Das stärkste Motiv menschlichen Handelns in der Geschichte ist dabei die Vermeidung von Unlustgefühlen. Die Unlustgefühle motivieren die Menschen stärker als die Lust, die Peitsche weit mehr als das Zuckerbrot. Die Vermeidung von Unlustgefühlen wie Hunger oder Schmerz ist der menschlichen Selbsterhaltung dienlich. Und das Streben nach »Selbsterhaltung inmitten der feindlichen Natur« ist nach Nordau die »Grundtatsache«, die aus dem ganzen Ablauf der Geschichte hervorgeht und an ihr abzulesen ist.

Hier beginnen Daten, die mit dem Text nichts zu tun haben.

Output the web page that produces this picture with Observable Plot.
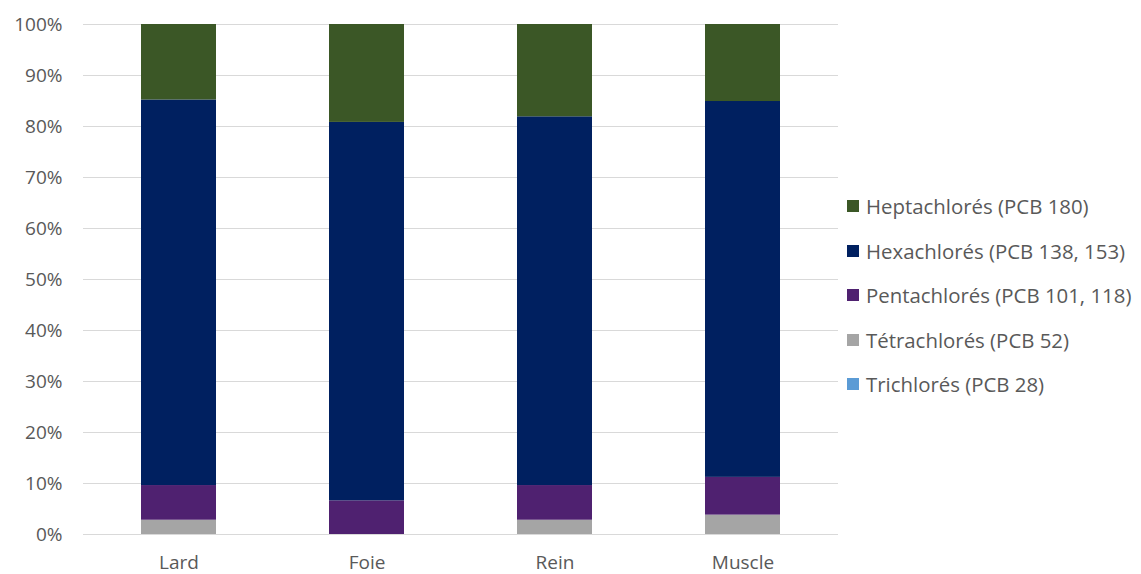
<!DOCTYPE html>
<html>
<head>
<meta charset="utf-8">
<script src="https://cdn.jsdelivr.net/npm/d3@7"></script>
<script src="https://cdn.jsdelivr.net/npm/@observablehq/plot@0.6"></script>
<style>
  html, body { margin: 0; padding: 0; background: #fff; }
  #wrap { position: relative; width: 1141px; height: 574px; font-family: "Open Sans", Lato, sans-serif; color: #595959; }
  #legend { position: absolute; left: 847px; top: 184px; font-size: 20.4px; }
  .row { display: flex; align-items: center; height: 44.5px; white-space: nowrap; }
  .sw { width: 12px; height: 12px; margin-right: 7px; flex: none; }
</style>
</head>
<body>
<div id="wrap"><div id="chart"></div><div id="legend"></div></div>
<script>
// Tissues (x categories)
const tissues = ["Lard", "Foie", "Rein", "Muscle"];

// Congener groups, bottom of stack first
const groups = [
  "Trichlorés (PCB 28)",
  "Tétrachlorés (PCB 52)",
  "Pentachlorés (PCB 101, 118)",
  "Hexachlorés (PCB 138, 153)",
  "Heptachlorés (PCB 180)"
];
const colors = ["#5b9bd5", "#a5a5a5", "#4f2170", "#002060", "#3b5726"];

// Share of each group per tissue (%), same order as tissues
const trichlores   = [0.0, 0.0, 0.0, 0.0];
const tetrachlores = [2.8, 0.0, 2.8, 3.8];
const pentachlores = [6.8, 6.6, 6.8, 7.4];
const hexachlores  = [75.6, 74.2, 72.3, 73.7];
const heptachlores = [14.8, 19.2, 18.1, 15.1];

const yTicks = [0, 10, 20, 30, 40, 50, 60, 70, 80, 90, 100];

const series = [trichlores, tetrachlores, pentachlores, hexachlores, heptachlores];
const rows = [];
groups.forEach((g, gi) => {
  tissues.forEach((t, ti) => rows.push({tissue: t, group: g, value: series[gi][ti]}));
});

const chart = Plot.plot({
  width: 845,
  height: 574,
  marginLeft: 83,
  marginRight: 7,
  marginTop: 24,
  marginBottom: 40,
  style: {fontFamily: "'Open Sans', Lato, sans-serif", fontSize: "19px", color: "#595959", background: "#fff"},
  x: {domain: tissues, paddingInner: 0.6, paddingOuter: 0.3, label: null},
  y: {domain: [0, 100], label: null},
  color: {domain: groups, range: colors},
  marks: [
    Plot.ruleY(yTicks, {stroke: "#d9d9d9", strokeWidth: 1.2}),
    Plot.barY(rows, {x: "tissue", y: "value", fill: "group", order: groups}),
    Plot.axisY({ticks: yTicks, tickFormat: d => d + "%", tickSize: 0, tickPadding: 21, fontSize: 19}),
    Plot.axisX({tickSize: 0, tickPadding: 21, fontSize: 19})
  ]
});
document.getElementById("chart").appendChild(chart);

// Legend, top entry = top of stack
const legend = d3.select("#legend");
groups.slice().reverse().forEach(g => {
  const r = legend.append("div").attr("class", "row");
  r.append("div").attr("class", "sw").style("background", colors[groups.indexOf(g)]);
  r.append("span").text(g);
});
</script>
</body>
</html>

Allerdings unterscheidet sich der Mensch in puncto Selbsterhaltung nicht spezifisch von allen anderen pflanzlichen und tierischen Organismen. Er ist nur insofern ein Sonderfall der Evolution, als er zwecks Überlebens seinen Geist zu Hilfe nehmen und »künstliche Anpassung durch Entdeckungen« vollziehen konnte, die ihm ein Überleben gestatteten, wo die natürliche Anpassung zum Überleben nicht gereicht hätte. Wieder korrigiert Lamarck Darwins Selektionslehre: Die immer fortschreitende künstliche Anpassung durch Entdeckungen ist für Nordau der eigentliche Inhalt der Menschheitsgeschichte. Speerspitze dieser Entwicklung der Menschheit sind die kleinen Eliten der Wissenschaftler und Denker, während die breite Mehrheit in »Parasitismus« und religiösem »Illusionismus« verhaftet bleibt. Die Geschichte gibt auf die Frage nach einem Zweck der Menschheit und ihres Daseins keine Antwort. Die Menschen können dem höchsten Ideal der Güte und selbstlosen Liebe nachstreben, aber das ist nicht der Zweck oder Sinn der Geschichte. Als wirklicher Sinn der Geschichte gilt Nordau nur die Selbst- und Arterhaltung durch Anpassung an die Natur. »Wer in der Geschichte etwas anderes zu finden behauptet, der liest nicht in ihr, sondern trägt in sie hinein .« 46
46 Nordau, Der Sinn der Geschichte, S. 468.